NEW YORK (CNNMoney) -- California is enjoying an unexpected $2.5 billion spike in tax revenue, which could help the state close its massive budget shortfall.
But the Golden State is not out of the deficit woods yet. Governor Jerry Brown is expected to unveil a new budget plan on May 16, based on updated projections for revenue and spending, that could contain draconian cuts.
The revenue surge mainly stems from an increase in personal income taxes, which are running $2.3 billion higher than projected for the first 10 months of the fiscal year, the Legislative Analyst's Office reported this week.
The other two major tax categories are not feeling quite as flush. Sales tax income is running $225 million above forecast, but because of timing issues, the office considers collections as being close to forecast.
Corporate income taxes, meanwhile, are running $654 million below projections.

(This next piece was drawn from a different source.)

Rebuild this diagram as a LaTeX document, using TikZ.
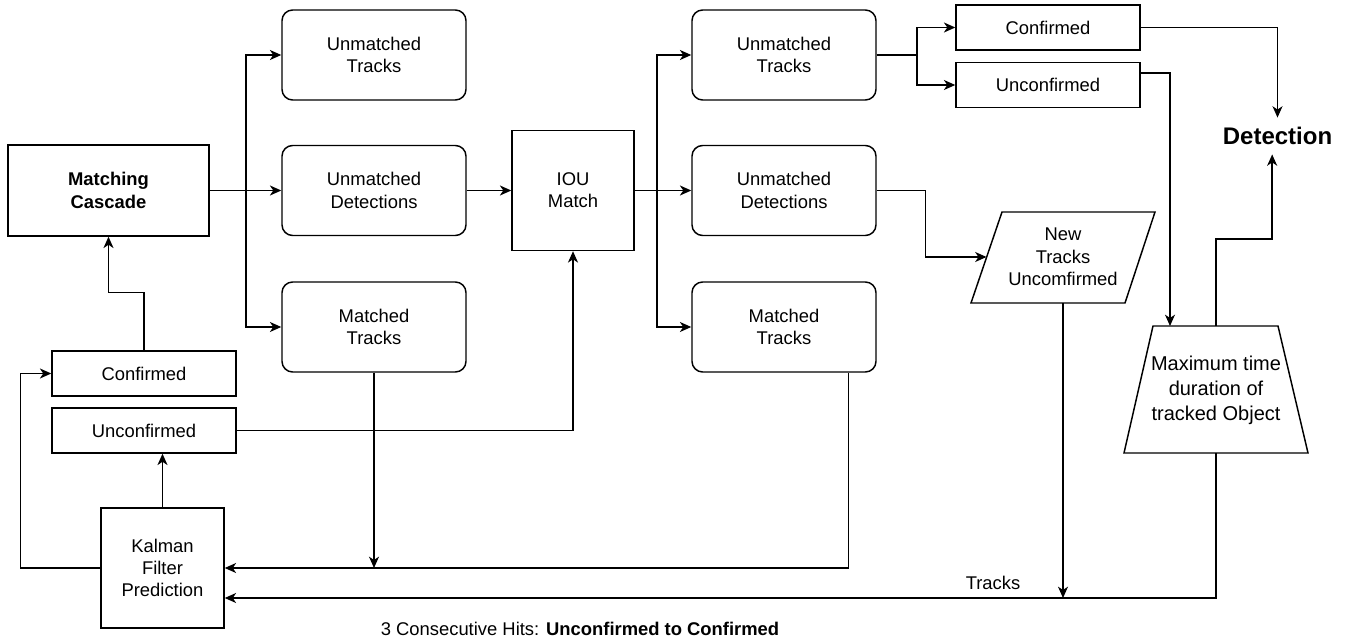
\documentclass[tikz,border=0pt]{standalone}
\usepackage{fontspec}
\setmainfont{Liberation Sans}
\usetikzlibrary{arrows.meta}
\newcommand\diafont{\fontsize{13.8}{16.75}\selectfont}
\begin{document}
\begin{tikzpicture}[x=0.75pt,y=-0.75pt,
  every node/.style={font=\diafont, align=center, inner sep=0pt},
  ln/.style={line width=1.1pt, draw=black},
  arr/.style={line width=1.1pt, -{Stealth[length=8.5pt,width=7.5pt,inset=2.5pt]}},
  rbox/.style={draw, line width=1.1pt, rounded corners=8pt, minimum width=138pt, minimum height=67.5pt},
  sbox/.style={draw, line width=1.1pt, minimum width=138pt, minimum height=33.75pt},
  bigbox/.style={draw, line width=1.1pt, minimum width=#1, minimum height=90pt},
  shapeline/.style={line width=1.1pt}]
\useasboundingbox (0,0) rectangle (1350,641);

% left column
\node[bigbox=150.75pt, minimum height=68.25pt, font=\diafont\bfseries] (mc) at (108.5,190.5) {Matching\\Cascade};
\node[sbox] (conf1) at (144,373.5) {Confirmed};
\node[sbox] (unc1) at (144,430.5) {Unconfirmed};
\node[bigbox=92.25pt] (kal) at (162.5,568) {Kalman\\Filter\\Prediction};

% first column of results
\node[rbox] (ut1) at (374,55) {Unmatched\\Tracks};
\node[rbox] (ud1) at (374,190.5) {Unmatched\\Detections};
\node[rbox] (mt1) at (374,327) {Matched\\Tracks};

\node[bigbox=91.5pt] (iou) at (573,190.5) {IOU\\Match};

% second column of results
\node[rbox] (ut2) at (784,55) {Unmatched\\Tracks};
\node[rbox] (ud2) at (784,190.5) {Unmatched\\Detections};
\node[rbox] (mt2) at (784,327) {Matched\\Tracks};

\node[sbox] (conf2) at (1048,27.5) {Confirmed};
\node[sbox] (unc2) at (1048,85) {Unconfirmed};

\node[font=\fontsize{18}{21}\selectfont\bfseries, inner sep=7pt] (det) at (1277.5,136) {Detection};

% parallelogram
\draw[shapeline] (1002,212) -- (1155,212) -- (1125,303) -- (971,303) -- cycle;
\node (newtr) at (1063,257) {New\\Tracks\\Uncomfirmed};
\coordinate (newtrW) at (986.5,257);
\coordinate (newtrS) at (1063,303);

% trapezoid
\draw[shapeline] (1153,326) -- (1278,326) -- (1308,453) -- (1124,453) -- cycle;
\node[font=\fontsize{15}{18.75}\selectfont] (maxt) at (1216,390) {Maximum time\\duration of\\tracked Object};
\coordinate (trapN) at (1216,326);
\coordinate (trapNW) at (1170,326);
\coordinate (trapS) at (1216,453);

% connectors: matching cascade
\coordinate (b1) at (246,190.5);
\draw[arr] (mc.east) -- (ud1.west);
\draw[arr] (b1) |- (ut1.west);
\draw[arr] (b1) |- (mt1.west);
\draw[arr] (ud1.east) -- (iou.west);

% IOU outputs
\coordinate (b2) at (657,190.5);
\draw[arr] (iou.east) -- (ud2.west);
\draw[arr] (b2) |- (ut2.west);
\draw[arr] (b2) |- (mt2.west);

% unmatched tracks 2
\coordinate (b3) at (917,55);
\draw[ln] (ut2.east) -- (b3);
\draw[arr] (b3) |- (conf2.west);
\draw[arr] (b3) |- (unc2.west);

\draw[arr] (conf2.east) -| (det.north);
\draw[arr] ([yshift=9pt]unc2.east) -| (trapNW);
\draw[arr] (trapN) -- ++(0,-87) -| ([xshift=-4pt]det.south);

% new tracks
\draw[arr] (ud2.east) -- ++(49,0) |- (newtrW);
\coordinate (j1) at (1063,598);
\draw[arr] (newtrS) -- (j1);
\draw[arr] (trapS) |- ([yshift=-22.5pt]kal.east);
\node (trk) at (993,583) {Tracks};

% matched tracks back to Kalman
\coordinate (j2) at (374,568);
\draw[arr] (mt1.south) -- (j2);
\draw[arr] ([xshift=-21pt]mt2.south east) |- (kal.east);

% Kalman outputs
\draw[arr] (kal.north) -- (kal.north |- unc1.south);
\draw[arr] (kal.west) -- ++(-80,0) |- (conf1.west);
\draw[arr] (unc1.east) -| (iou.south);
\draw[arr] (conf1.north) -- ++(0,-58) -| (mc.south);

\node (note) at (580,629) {3 Consecutive Hits: \textbf{Unconfirmed to Confirmed}};
\end{tikzpicture}
\end{document}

After years of dismal tax revenues, states are currently benefiting from a bump in collections, thanks to the rebounding economy and stock market. State tax revenue rose by 7.8% in the fourth quarter of 2010 from the same period a year earlier, according to the Rockefeller Institute of Government.

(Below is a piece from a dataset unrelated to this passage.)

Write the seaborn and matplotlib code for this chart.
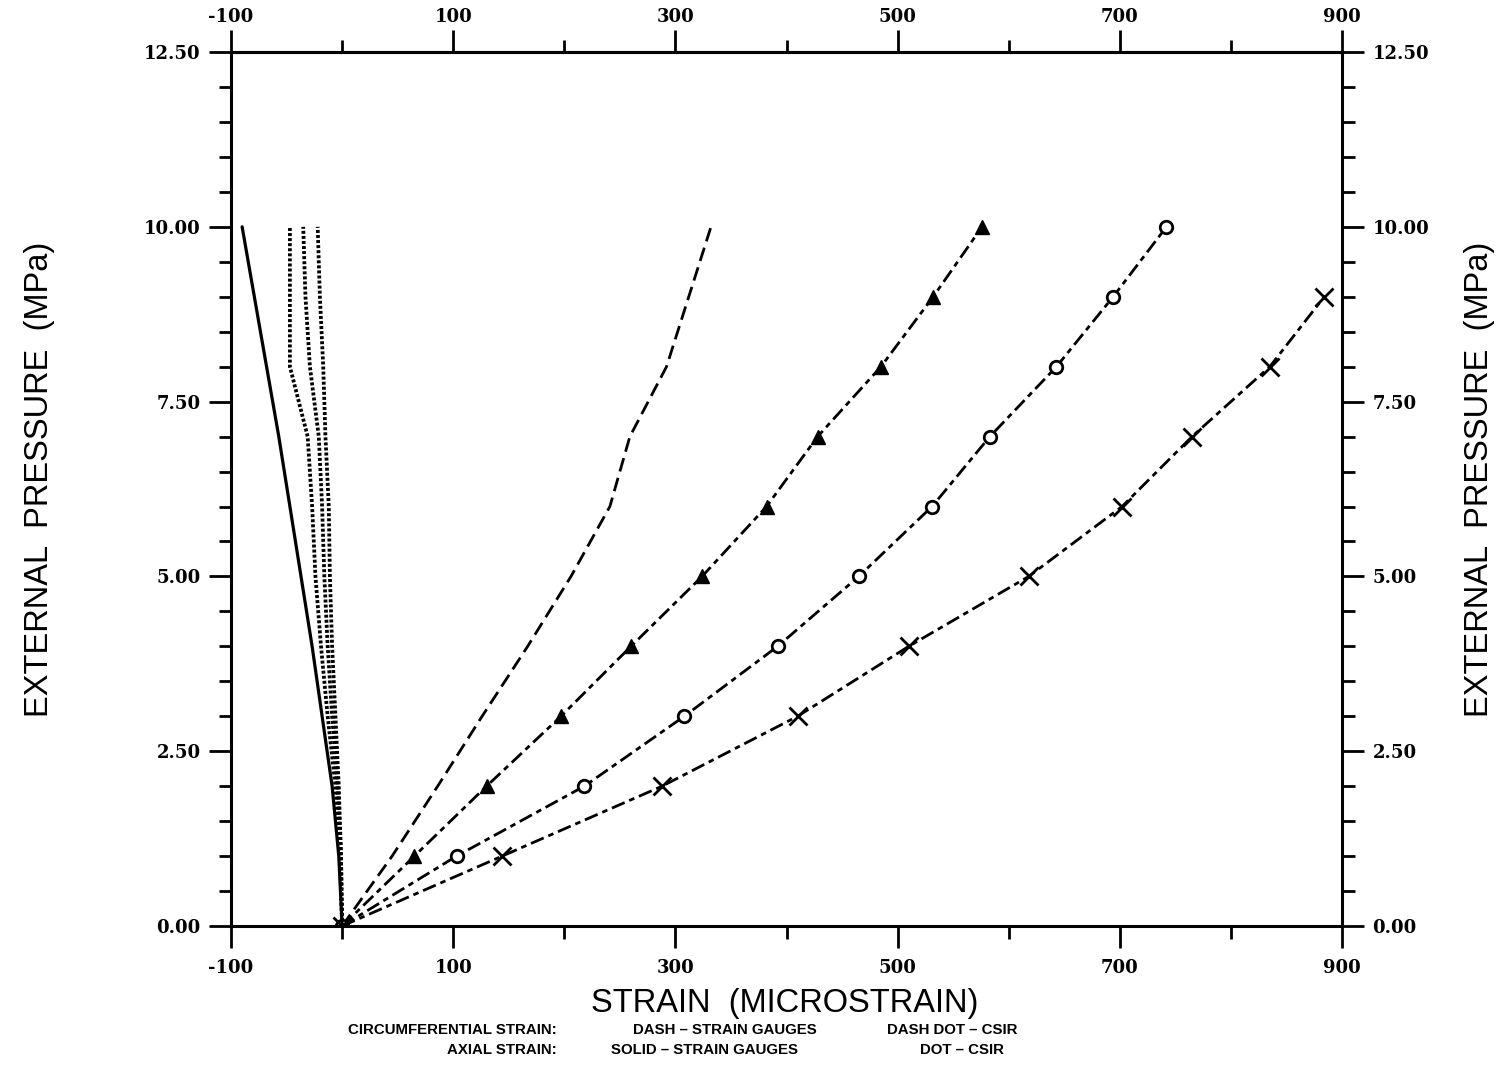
import pandas as pd
import seaborn as sns
import matplotlib.pyplot as plt
from matplotlib.ticker import MultipleLocator, FormatStrFormatter

# pressure levels (MPa)
pressure = [0, 1, 2, 3, 4, 5, 6, 7, 8, 9, 10]
pressure_x = [0, 1, 2, 3, 4, 5, 6, 7, 8, 9]

# circumferential strain (microstrain)
circ_gauge = [0, 45, 86, 126, 167, 206, 241, 259, 292, 312, 332]
circ_csir_tri = [0, 65, 130, 197, 260, 324, 382, 428, 485, 532, 576]
circ_csir_circ = [0, 103, 218, 308, 392, 465, 531, 583, 643, 694, 742]
circ_csir_x = [0, 144, 288, 410, 510, 618, 702, 765, 835, 884]

# axial strain (microstrain)
axial_gauge = [0, -3, -9, -18, -27, -37, -47, -57, -68, -79, -90]
axial_csir_a = [0, -2, -6, -13, -19, -24, -27, -31, -47, -47, -47]
axial_csir_b = [0, -1, -4, -9, -13, -16, -18, -21, -29, -33, -35]
axial_csir_c = [0, -1, -3, -6, -9, -11, -12, -15, -17, -20, -22]

x_ticks = [-100, 100, 300, 500, 700, 900]
x_minor = [0, 200, 400, 600, 800]

sns.set_style("ticks", {"axes.edgecolor": "black", "text.color": "black",
                        "xtick.color": "black", "ytick.color": "black"})
plt.rcParams["font.family"] = ["Liberation Sans", "DejaVu Sans"]
plt.rcParams["axes.unicode_minus"] = False

fig = plt.figure(figsize=(15.04, 10.66), dpi=100)
ax = fig.add_axes([0.1536, 0.1313, 0.7387, 0.8199])

lw = 2.0
dash = (0, (5.0, 2.4))
dashdot = (0, (5.0, 1.8, 2.0, 1.8))
dot = (0, (0.8, 0.55))

sns.lineplot(x=circ_gauge, y=pressure, sort=False, estimator=None, ax=ax,
             color="black", lw=lw, linestyle=dash)
sns.lineplot(x=circ_csir_tri, y=pressure, sort=False, estimator=None, ax=ax,
             color="black", lw=lw, linestyle=dashdot, marker="^", markersize=10,
             markerfacecolor="black", markeredgecolor="black", markeredgewidth=1)
sns.lineplot(x=circ_csir_circ, y=pressure, sort=False, estimator=None, ax=ax,
             color="black", lw=lw, linestyle=dashdot, marker="o", markersize=9,
             markerfacecolor="white", markeredgecolor="black", markeredgewidth=2)
sns.lineplot(x=circ_csir_x, y=pressure_x, sort=False, estimator=None, ax=ax,
             color="black", lw=lw, linestyle=dashdot, marker="x", markersize=13,
             markeredgecolor="black", markeredgewidth=2)

sns.lineplot(x=axial_gauge, y=pressure, sort=False, estimator=None, ax=ax,
             color="black", lw=2.3, linestyle="-")
for vals in [axial_csir_a, axial_csir_b, axial_csir_c]:
    sns.lineplot(x=vals, y=pressure, sort=False, estimator=None, ax=ax,
                 color="black", lw=2.7, linestyle=dot)

ax.set_xlim(-100, 900)
ax.set_ylim(0, 12.5)
ax.xaxis.set_major_locator(plt.FixedLocator(x_ticks))
ax.xaxis.set_minor_locator(plt.FixedLocator(x_minor))
ax.yaxis.set_major_locator(MultipleLocator(2.5))
ax.yaxis.set_minor_locator(MultipleLocator(0.5))
ax.yaxis.set_major_formatter(FormatStrFormatter("%.2f"))

for s in ax.spines.values():
    s.set_linewidth(2.2)
    s.set_color("black")
    s.set_visible(True)

ax.tick_params(which="both", direction="out", width=2, top=False, right=True,
               labelright=True, color="black", labelcolor="black")
ax.tick_params(which="major", length=16, pad=6, labelsize=13)
ax.tick_params(which="minor", length=9)
ax.tick_params(axis="x", which="major", pad=8)

# top axis with its own label spacing
top = ax.secondary_xaxis("top")
top.set_xticks(x_ticks)
top.set_xticks(x_minor, minor=True)
top.spines["top"].set_linewidth(2.2)
top.spines["top"].set_color("black")
top.tick_params(which="both", direction="out", width=2, color="black",
                labelcolor="black")
top.tick_params(which="major", length=16, pad=3, labelsize=13)
top.tick_params(which="minor", length=9)

for lab in (ax.get_xticklabels() + ax.get_yticklabels()
            + top.get_xticklabels()):
    lab.set_fontfamily("DejaVu Serif")
    lab.set_fontweight("bold")
ax.set_xlabel("")
ax.set_ylabel("")

fig.text(0.522, 0.059, "STRAIN  (MICROSTRAIN)", ha="center", va="center",
         fontsize=23.5, color="black")
fig.text(0.026, 0.55, "EXTERNAL  PRESSURE  (MPa)", ha="center", va="center",
         rotation=90, fontsize=23.5, color="black")
fig.text(0.984, 0.55, "EXTERNAL  PRESSURE  (MPa)", ha="center", va="center",
         rotation=90, fontsize=23.5, color="black")

leg = dict(fontsize=10.8, fontweight="bold", va="center", color="black")
fig.text(0.370, 0.034, "CIRCUMFERENTIAL STRAIN:", ha="right", **leg)
fig.text(0.370, 0.015, "AXIAL STRAIN:", ha="right", **leg)
fig.text(0.421, 0.034, "DASH \u2013 STRAIN GAUGES", ha="left", **leg)
fig.text(0.406, 0.015, "SOLID \u2013 STRAIN GAUGES", ha="left", **leg)
fig.text(0.590, 0.034, "DASH DOT \u2013 CSIR", ha="left", **leg)
fig.text(0.612, 0.015, "DOT \u2013 CSIR", ha="left", **leg)

plt.savefig("out.png", dpi=100, facecolor="white")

California, however, has had to contend with a $26 billion shortfall for the remainder of fiscal 2011, which ends June 30, and the following year.

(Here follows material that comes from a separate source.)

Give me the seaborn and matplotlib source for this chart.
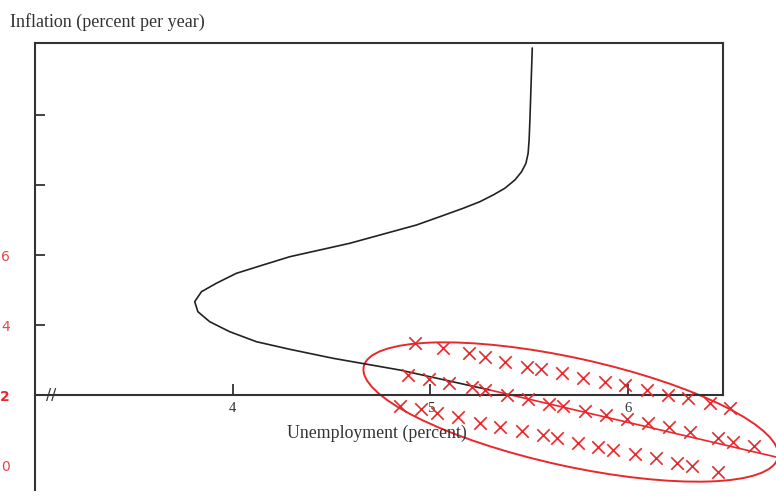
import matplotlib
matplotlib.use("Agg")
import matplotlib.pyplot as plt
import seaborn as sns
from matplotlib.patches import Ellipse
from matplotlib.transforms import Affine2D, ScaledTranslation

# Phillips-type curve (black part)
curve_u = [5.516, 5.509, 5.504, 5.500, 5.495, 5.484, 5.462, 5.428, 5.377, 5.318, 5.251,
           5.166, 5.048, 4.930, 4.592, 4.289, 4.153, 4.019, 3.917, 3.842, 3.808, 3.824,
           3.884, 3.985, 4.120, 4.289, 4.508, 4.846, 5.301]
curve_pi = [11.914, 10.714, 9.857, 9.286, 8.906, 8.620, 8.380, 8.143, 7.906, 7.714, 7.523,
            7.334, 7.094, 6.857, 6.334, 5.951, 5.714, 5.477, 5.191, 4.951, 4.666, 4.380,
            4.094, 3.809, 3.523, 3.306, 3.049, 2.714, 2.143]

# red continuation of the curve
ext_u = [5.301, 6.749]
ext_pi = [2.143, 0.229]

# observed points (three bands)
obs1_u = [4.922, 5.062, 5.196, 5.276, 5.377, 5.487, 5.559, 5.664, 5.774, 5.884, 5.985,
          6.095, 6.204, 6.305, 6.415, 6.516]
obs1_pi = [3.494, 3.334, 3.191, 3.094, 2.951, 2.809, 2.734, 2.620, 2.477, 2.380, 2.286,
           2.143, 2.000, 1.906, 1.763, 1.620]
obs2_u = [4.888, 4.994, 5.095, 5.209, 5.276, 5.386, 5.495, 5.602, 5.672, 5.782, 5.889,
          5.993, 6.103, 6.209, 6.314, 6.457, 6.530, 6.638]
obs2_pi = [2.571, 2.449, 2.334, 2.237, 2.143, 2.000, 1.877, 1.743, 1.686, 1.551, 1.429,
           1.306, 1.191, 1.077, 0.951, 0.763, 0.666, 0.543]
obs3_u = [4.846, 4.955, 5.034, 5.141, 5.251, 5.355, 5.462, 5.568, 5.639, 5.748, 5.850,
          5.926, 6.035, 6.142, 6.250, 6.323, 6.457]
obs3_pi = [1.686, 1.591, 1.477, 1.363, 1.209, 1.094, 0.971, 0.857, 0.763, 0.637, 0.523,
           0.429, 0.314, 0.191, 0.066, -0.029, -0.191]

x_ticks = [4, 5, 6]
y_ticks = [0, 2, 4, 6, 8, 10]
y_ticklabels = ["0", "2", "4", "6", "", ""]

RED = "#e8282c"
DARK = "#333333"

sns.set_style("white")
plt.rcParams["font.family"] = ["DejaVu Sans"]

fig = plt.figure(figsize=(7.76, 4.96), dpi=100)
ax = fig.add_axes([35 / 776, 6 / 496, 688 / 776, 447 / 496])
ax.set_xlim(3.0, 6.481)
ax.set_ylim(-0.714, 12.057)

sns.lineplot(x=curve_u, y=curve_pi, sort=False, estimator=None, color="#222222",
             linewidth=1.2, ax=ax)
sns.lineplot(x=ext_u, y=ext_pi, sort=False, estimator=None, color=RED,
             linewidth=1.2, ax=ax, clip_on=False)

for xs, ys in [(obs1_u, obs1_pi), (obs2_u, obs2_pi), (obs3_u, obs3_pi)]:
    sns.scatterplot(x=xs, y=ys, marker="x", s=80, color=RED, linewidth=1.2,
                    ax=ax, clip_on=False, zorder=3)

# ellipse round the observations (size in pixels, centred in data coords)
ell_tr = Affine2D() + ScaledTranslation(5.711, 1.514, ax.transData)
ax.add_patch(Ellipse((0, 0), 424, 108, angle=-12.4, fill=False, edgecolor=RED,
                     linewidth=1.4, transform=ell_tr, clip_on=False))

# spines
for s in ax.spines.values():
    s.set_color(DARK)
    s.set_linewidth(1.5)
ax.spines["bottom"].set_position(("data", 2))
ax.spines["right"].set_bounds(2, 12.057)

ax.set_xticks(x_ticks)
ax.set_xticklabels([str(v) for v in x_ticks], family="Liberation Serif",
                   fontsize=10.5, color=DARK)
ax.tick_params(axis="x", bottom=True, direction="in", length=8, width=1.3,
               color=DARK, pad=5)

ax.set_yticks(y_ticks)
ax.set_yticklabels(y_ticklabels, fontsize=10, color="#e04848")
ax.tick_params(axis="y", left=True, direction="in", length=7, width=1.3,
               color=DARK, pad=18)
for i, t in enumerate(ax.yaxis.get_major_ticks()):
    if y_ticks[i] in (0, 2):
        t.tick1line.set_visible(False)
    if y_ticks[i] == 2:
        t.label1.set_fontweight("bold")
        t.label1.set_color(RED)

# axis break mark on the horizontal axis
ax.text(3.084, 2, "//", ha="center", va="center", fontsize=11, color=DARK,
        family="DejaVu Sans")

ax.text(4.73, 0.91, "Unemployment (percent)", ha="center", va="center",
        family="Liberation Serif", fontsize=12.8, color=DARK)
fig.text(10 / 776, 1 - 22 / 496, "Inflation (percent per year)", ha="left", va="center",
         family="Liberation Serif", fontsize=13, color=DARK)

fig.savefig("out.png", dpi=100)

Lawmakers in March approved measures -- including major spending cuts -- to close about $14 billion of the deficit, but are divided over how to address the remaining gap. Brown, a Democrat, wants residents to vote on extending higher sales and personal income tax rates. But Republican lawmakers have refused to give him the votes needed to put the issue on the ballot.
While the increased tax revenues is certainly good news, experts cautioned that tough decisions still lay ahead.
"It only represents a down payment on the big budget problems facing the state," said director of fiscal studies for The Rockefeller Institute.
California might still have to make major cuts to education and other government services to eliminate its shortfall. Higher tax receipts alone won't do the trick.
"Even if there is an increase [in revenues], it's not going to close all of the budget problems," said Jason Sisney, the legislative office's director of state finance.
Also, the jump in collections may not last, said H.D. Palmer, spokesman for the state Department of Finance. The state learned this the hard way a decade ago when the dot-com bubble, which kept California rolling in revenue, came to an end.